Roger Ebert felt the film works based on the performances by Foxx, Chestnut and Union being "funny and pleasant" throughout the runtime, saying it's "not a comic masterpiece, but it's entertaining and efficient, and provides a showcase for its stars. It's on the level of a good sitcom." Varietys Joe Leydon commended Taplitz for maintaining "a degree of Feydeau-like complexity" while directing the various contrivances at a "pleasingly brisk clip" with "genuinely witty" dialogue. He also praised Foxx and Union for displaying "frisky playfulness and comic consternation" and "impressive range and star presence" in their respective roles, saying the film "manages to amuse as a cleverly concocted hybrid of conventional romantic comedy and mistaken-identity farce." Stephen Holden of The New York Times felt the film's "throwaway charm" was achieved by the cast delivering an "urbane style" to their roles and Taplitz giving them an "aerobically stimulating pace" to display their performances.

Mike Clark of USA Today was positive towards Foxx's performance and Taplitz being able to "juggle the subplots he's given", concluding that: "Designed to be a date movie, Rules could have stronger male appeal than many comedies of its ilk." Ty Burr of The Boston Globe was critical of the film's plot holes, scuzzy cinematography, and succumbing to "strained farce and cheap yuks" in the second half, but gave praise to Taplitz for providing "tart, affectionate back-and-forth banter" to his cast, highlighting Foxx and Union's scenes having charm and heat to them, concluding that: "As date-night piffle goes, though, it's thoroughly engaging. If "Breakin' All the Rules" will be gone from the cultural memory banks within six weeks, it keeps you smiling for the 85 minutes it's on the screen." Mark Caro of the Chicago Tribune criticized MacNicol and Esposito's one-note characters and the broad slapstick throughout the film, but commended Taplitz for providing "glimpses of intelligence" with "sharp dialogue" and clever plot constructs, and the performances by Foxx, Union and Chestnut, saying: ""Breakin' All the Rules" isn't exactly a good movie, but it turns out not to be bad, either. It's a romantic comedy that strains to be screwball but at least is likable."

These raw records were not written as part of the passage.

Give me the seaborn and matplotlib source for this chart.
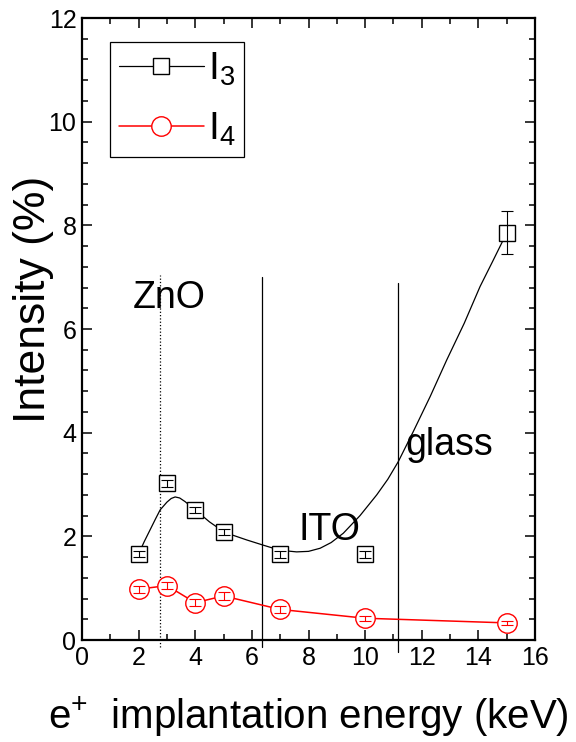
import matplotlib
matplotlib.use("Agg")
import matplotlib.pyplot as plt
import numpy as np
import pandas as pd
import seaborn as sns
from matplotlib.lines import Line2D
from matplotlib.ticker import MultipleLocator

# ---- data ----
energy = [2, 3, 4, 5, 7, 10, 15]
i3 = [1.66, 3.02, 2.51, 2.09, 1.65, 1.65, 7.86]
i3_err = [0.06, 0.06, 0.06, 0.06, 0.06, 0.06, 0.41]
i4 = [0.98, 1.05, 0.72, 0.85, 0.59, 0.42, 0.33]
i4_err = [0.07, 0.07, 0.07, 0.07, 0.07, 0.05, 0.04]

# smooth guide curve through I3
fit_x = [2.0, 2.2, 2.4, 2.6, 2.76, 3.0, 3.15, 3.29, 3.45, 3.64, 4.0, 4.5, 5.0, 5.23,
         5.82, 6.4, 6.76, 7.2, 7.58, 8.0, 8.41, 8.8, 9.23, 9.82, 10.41, 10.8, 11.17,
         11.7, 12.3, 12.88, 13.5, 14.06, 14.5, 14.88, 15.0]
fit_y = [1.66, 1.90, 2.12, 2.34, 2.51, 2.66, 2.73, 2.76, 2.74, 2.67, 2.51, 2.28, 2.09, 2.04,
         1.93, 1.83, 1.77, 1.72, 1.70, 1.71, 1.77, 1.88, 2.06, 2.40, 2.80, 3.10, 3.44,
         4.02, 4.70, 5.40, 6.11, 6.82, 7.30, 7.72, 7.86]

layer_x = [2.76, 6.36, 11.17]
layer_top = [7.04, 7.0, 6.89]
layer_bottom = [-0.14, -0.14, -0.23]
layer_style = [":", "-", "-"]

labels = ["ZnO", "ITO", "glass"]
label_x = [1.8, 7.63, 11.41]
label_y = [6.41, 1.93, 3.57]

sns.set_theme(style="ticks")
plt.rcParams["font.family"] = ["Liberation Sans", "DejaVu Sans"]
plt.rcParams["mathtext.fontset"] = "custom"
plt.rcParams["mathtext.rm"] = "Liberation Sans"
plt.rcParams["mathtext.default"] = "rm"
plt.rcParams["text.color"] = "black"
plt.rcParams["axes.labelcolor"] = "black"

fig = plt.figure(figsize=(5.76, 7.42), dpi=100)
ax = fig.add_axes([82 / 576, 102 / 742, 453 / 576, 622 / 742])

# I3 guide curve
fit_df = pd.DataFrame({"x": fit_x, "y": fit_y})
sns.lineplot(data=fit_df, x="x", y="y", ax=ax, color="black", lw=0.9, sort=False,
             estimator=None, zorder=2)
# I4 connecting line
i4_df = pd.DataFrame({"x": energy, "y": i4})
sns.lineplot(data=i4_df, x="x", y="y", ax=ax, color="red", lw=1.1, sort=False,
             estimator=None, zorder=2)

# markers
ax.plot(energy, i3, ls="none", marker="s", ms=11, mfc="white", mec="black", mew=1.0, zorder=3)
ax.plot(energy, i4, ls="none", marker="o", ms=14, mfc="white", mec="red", mew=1.0, zorder=3)
# error bars drawn above the hollow markers
ax.errorbar(energy, i3, yerr=i3_err, fmt="none", ecolor="black", elinewidth=0.8,
            capsize=4, capthick=0.8, zorder=4)
ax.errorbar(energy, i4, yerr=i4_err, fmt="none", ecolor="red", elinewidth=0.8,
            capsize=4, capthick=0.8, zorder=4)

# layer boundaries
for xv, top, bot, ls in zip(layer_x, layer_top, layer_bottom, layer_style):
    ax.plot([xv, xv], [bot, top], color="black", lw=0.9, ls=ls, clip_on=False, zorder=1)

for t, tx, ty in zip(labels, label_x, label_y):
    ax.text(tx, ty, t, fontsize=27, ha="left", va="baseline", color="black", zorder=5)

ax.set_xlim(0, 16)
ax.set_ylim(0, 12)
ax.xaxis.set_major_locator(MultipleLocator(2))
ax.xaxis.set_minor_locator(MultipleLocator(1))
ax.yaxis.set_major_locator(MultipleLocator(2))
ax.yaxis.set_minor_locator(MultipleLocator(0.4))
ax.tick_params(which="both", direction="in", top=True, right=True, colors="black",
               labelcolor="black", labelsize=18, width=1.1)
ax.tick_params(which="major", length=7, pad=4)
ax.tick_params(which="minor", length=4)
for s in ax.spines.values():
    s.set_linewidth(1.6)
    s.set_color("black")

ax.set_xlabel(r"e$^{+}$  implantation energy (keV)", fontsize=29, labelpad=18, color="black")
ax.set_ylabel("Intensity (%)", fontsize=32, color="black")
ax.yaxis.set_label_coords(-0.062, 0.547)

handles = [
    Line2D([], [], color="black", lw=0.9, marker="s", ms=11, mfc="white", mec="black", mew=1.0),
    Line2D([], [], color="red", lw=1.1, marker="o", ms=14, mfc="white", mec="red", mew=1.0),
]
leg = ax.legend(handles, [r"I$_3$", r"I$_4$"], loc="upper left",
                bbox_to_anchor=(0.062, 0.961), borderaxespad=0, fontsize=28,
                frameon=True, fancybox=False, edgecolor="black", framealpha=1,
                handlelength=2.2, handletextpad=0.1, borderpad=0.22, labelspacing=0.58)
leg.get_frame().set_linewidth(0.9)

fig.savefig("out.png", dpi=100)
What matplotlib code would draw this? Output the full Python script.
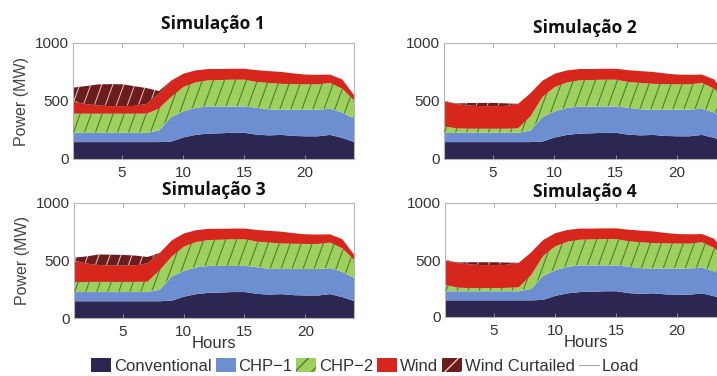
import numpy as np
import matplotlib
matplotlib.use('Agg')
import matplotlib.pyplot as plt
from matplotlib.patches import Patch
from matplotlib.lines import Line2D

# hourly data (MW)
hours = list(range(1, 25))
conventional = [150, 150, 150, 150, 150, 150, 150, 150, 155, 190, 212, 223,
                226, 230, 230, 214, 208, 212, 203, 200, 200, 212, 186, 150]
chp1 = [80, 80, 80, 80, 80, 80, 80, 100, 210, 225, 233, 234,
        231, 227, 227, 232, 224, 218, 227, 230, 230, 225, 219, 200]
load = [500, 478, 465, 460, 460, 462, 480, 570, 680, 740, 768, 780,
        780, 782, 782, 770, 762, 755, 742, 732, 730, 732, 690, 550]

chp2_sim1 = [165, 165, 165, 165, 165, 165, 165, 190, 175, 210, 220, 225,
             228, 231, 231, 222, 228, 222, 220, 218, 218, 223, 205, 155]
chp2_sim2 = [55, 38, 35, 35, 35, 35, 38, 120, 175, 210, 220, 225,
             228, 231, 231, 222, 228, 222, 220, 218, 218, 223, 205, 155]
chp2_sim3 = [85, 88, 88, 88, 88, 88, 90, 170, 175, 210, 220, 225,
             228, 231, 231, 222, 228, 222, 220, 218, 218, 223, 205, 155]
chp2_sim4 = [55, 32, 28, 28, 28, 30, 35, 120, 175, 210, 220, 225,
             228, 231, 231, 222, 228, 222, 220, 218, 218, 223, 205, 155]

curtailed_sim1 = [120, 155, 182, 190, 188, 170, 135, 20, 0, 0, 0, 0,
                  0, 0, 0, 0, 0, 0, 0, 0, 0, 0, 0, 0]
curtailed_sim2 = [0, 5, 22, 28, 28, 22, 0, 0, 0, 0, 0, 0,
                  0, 0, 0, 0, 0, 0, 0, 0, 0, 0, 0, 0]
curtailed_sim3 = [30, 62, 92, 95, 93, 85, 55, 0, 0, 0, 0, 0,
                  0, 0, 0, 0, 0, 0, 0, 0, 0, 0, 0, 0]
curtailed_sim4 = [0, 5, 20, 25, 25, 20, 0, 0, 0, 0, 0, 0,
                  0, 0, 0, 0, 0, 0, 0, 0, 0, 0, 0, 0]

titles = ['Simulação 1', 'Simulação 2', 'Simulação 3', 'Simulação 4']

C_CONV = '#2b2652'
C_CHP1 = '#6d8fd1'
C_CHP2 = '#9fd05e'
C_WIND = '#d7271d'
C_CURT = '#6b1c1c'
C_HATCH_G = '#4a8030'
C_HATCH_R = '#e9c2c2'
C_TEXT = '#333333'
C_SPINE = '#b5b5b5'

plt.rcParams['font.family'] = ['Liberation Sans', 'DejaVu Sans']

fig = plt.figure(figsize=(7.17, 3.76), dpi=100)
W, H = 717, 376


def px_axes(left, top, right, bottom):
    return fig.add_axes([left / W, 1 - bottom / H, (right - left) / W, (bottom - top) / H])


def hatch(ax, coll, color, spacing=11, angle=70, lw=0.8):
    # steep diagonal lines clipped to a filled area
    pos = ax.get_position()
    w = pos.width * W
    h = pos.height * H
    inv = 1 / (np.tan(np.radians(angle)) * w / h)
    dx = spacing / w
    path = coll.get_paths()[0]
    for x0 in np.arange(-inv - dx, 1 + dx, dx):
        ln, = ax.plot([x0, x0 + inv], [0, 1], transform=ax.transAxes,
                      color=color, lw=lw, zorder=3)
        ln.set_clip_path(path, ax.transData)


axes = [px_axes(73, 43, 354, 159), px_axes(444, 43, 726, 159),
        px_axes(74, 203, 354, 318), px_axes(445, 203, 726, 317)]
chp2_all = [chp2_sim1, chp2_sim2, chp2_sim3, chp2_sim4]
curt_all = [curtailed_sim1, curtailed_sim2, curtailed_sim3, curtailed_sim4]

x = np.array(hours)
for i, ax in enumerate(axes):
    conv = np.array(conventional)
    c1 = conv + np.array(chp1)
    c2 = c1 + np.array(chp2_all[i])
    ld = np.array(load)
    cu = ld + np.array(curt_all[i])

    ax.fill_between(x, 0, conv, color=C_CONV, lw=0)
    ax.fill_between(x, conv, c1, color=C_CHP1, lw=0)
    g = ax.fill_between(x, c1, c2, color=C_CHP2, lw=0)
    ax.fill_between(x, c2, ld, color=C_WIND, lw=0)
    r = ax.fill_between(x, ld, cu, color=C_CURT, lw=0)
    hatch(ax, g, C_HATCH_G)
    hatch(ax, r, C_HATCH_R, lw=0.7)

    ax.set_xlim(1, 24)
    ax.set_ylim(0, 1000)
    ax.set_xticks([5, 10, 15, 20])
    ax.set_yticks([0, 500, 1000])
    ax.tick_params(direction='in', top=True, right=True, length=3, width=0.6,
                   color='#999999', labelcolor=C_TEXT, labelsize=11)
    ax.tick_params(axis='x', pad=5)
    ax.tick_params(axis='y', pad=3)
    for s in ax.spines.values():
        s.set_color(C_SPINE)
        s.set_linewidth(0.8)
    if i % 2 == 0:
        ax.set_ylabel('Power (MW)', fontsize=11.5, color='#444444', labelpad=4)
    if i >= 2:
        ax.set_xlabel('Hours', fontsize=12, color=C_TEXT, labelpad=-2)

title_pos = [(213, 29), (585, 33), (214, 195), (585, 197)]
for t, (tx, ty) in zip(titles, title_pos):
    fig.text(tx / W, 1 - ty / H, t, ha='center', va='baseline',
             fontsize=12.5, fontweight='bold', family='Open Sans', color='#111111')

handles = [
    Patch(facecolor=C_CONV, lw=0),
    Patch(facecolor=C_CHP1, lw=0),
    Patch(facecolor=C_CHP2, edgecolor=C_HATCH_G, hatch='//', lw=0),
    Patch(facecolor=C_WIND, lw=0),
    Patch(facecolor=C_CURT, edgecolor=C_HATCH_R, hatch='//', lw=0),
    Line2D([], [], color='#aaaaaa', lw=0.8),
]
labels = ['Conventional', 'CHP\u22121', 'CHP\u22122', 'Wind', 'Wind Curtailed', 'Load']
fig.legend(handles, labels, loc='center', bbox_to_anchor=(365 / W, 1 - 366 / H),
           ncol=6, frameon=False, fontsize=12, handlelength=1.2, handleheight=0.9,
           handletextpad=0.15, columnspacing=0.25, labelcolor=C_TEXT)

fig.savefig('out.png', dpi=100)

Jennie Punter of The Globe and Mail critiqued that the plot was "only slightly more complex than your average episode of Friends" with its "annoying running gags" but gave praise to Foxx for giving "comedic physical presence and intelligence" to his "cookie-cutter good-guy" role, saying: "Breakin' All the Rules delivers the goods in formulaic fashion, but enjoys an edge thanks to a fast-paced story and, more importantly, the casting of Foxx as the romantic lead." Entertainment Weeklys Owen Gleiberman gave the film a 'C+' grade, saying: "[T]he rules of good screenwriting are mostly broken, though Jamie Foxx's smash-and-grab charisma remains intact." Ed Gonzalez of Slant Magazine wrote: "Predicated on an endless (and I do mean endless) string of misunderstandings, Breakin' All the Rules is rom-com warfare so reductive as to suggest it was written during a Three's Company marathon." Carla Meyer of the San Francisco Chronicle commended Foxx's portrayal of Quincy, but felt he was above the film's material and has "little chemistry" with his two main leads. He also criticized Taplitz's filmmaking, saying he "piles on the convolutions in an overripe comedy of sitcom stock characters and bad jokes."

The film opened at number 5 in its opening weekend at the box office, ultimately grossing $12,544,254 worldwide.

==Awards and nominations==
Foxx was nominated for a Black Reel Award for Best Actor, Comedy or Musical for his work in the film, losing to Bernie Mac for Mr. 3000. Union was nominated for a Black Reel Award for Best Actress, Comedy or Musical and an NAACP Image Award for Outstanding Actress in a Motion Picture for her work in the film, but they both went to Irma P. Hall for The Ladykillers and Kerry Washington for Ray respectively.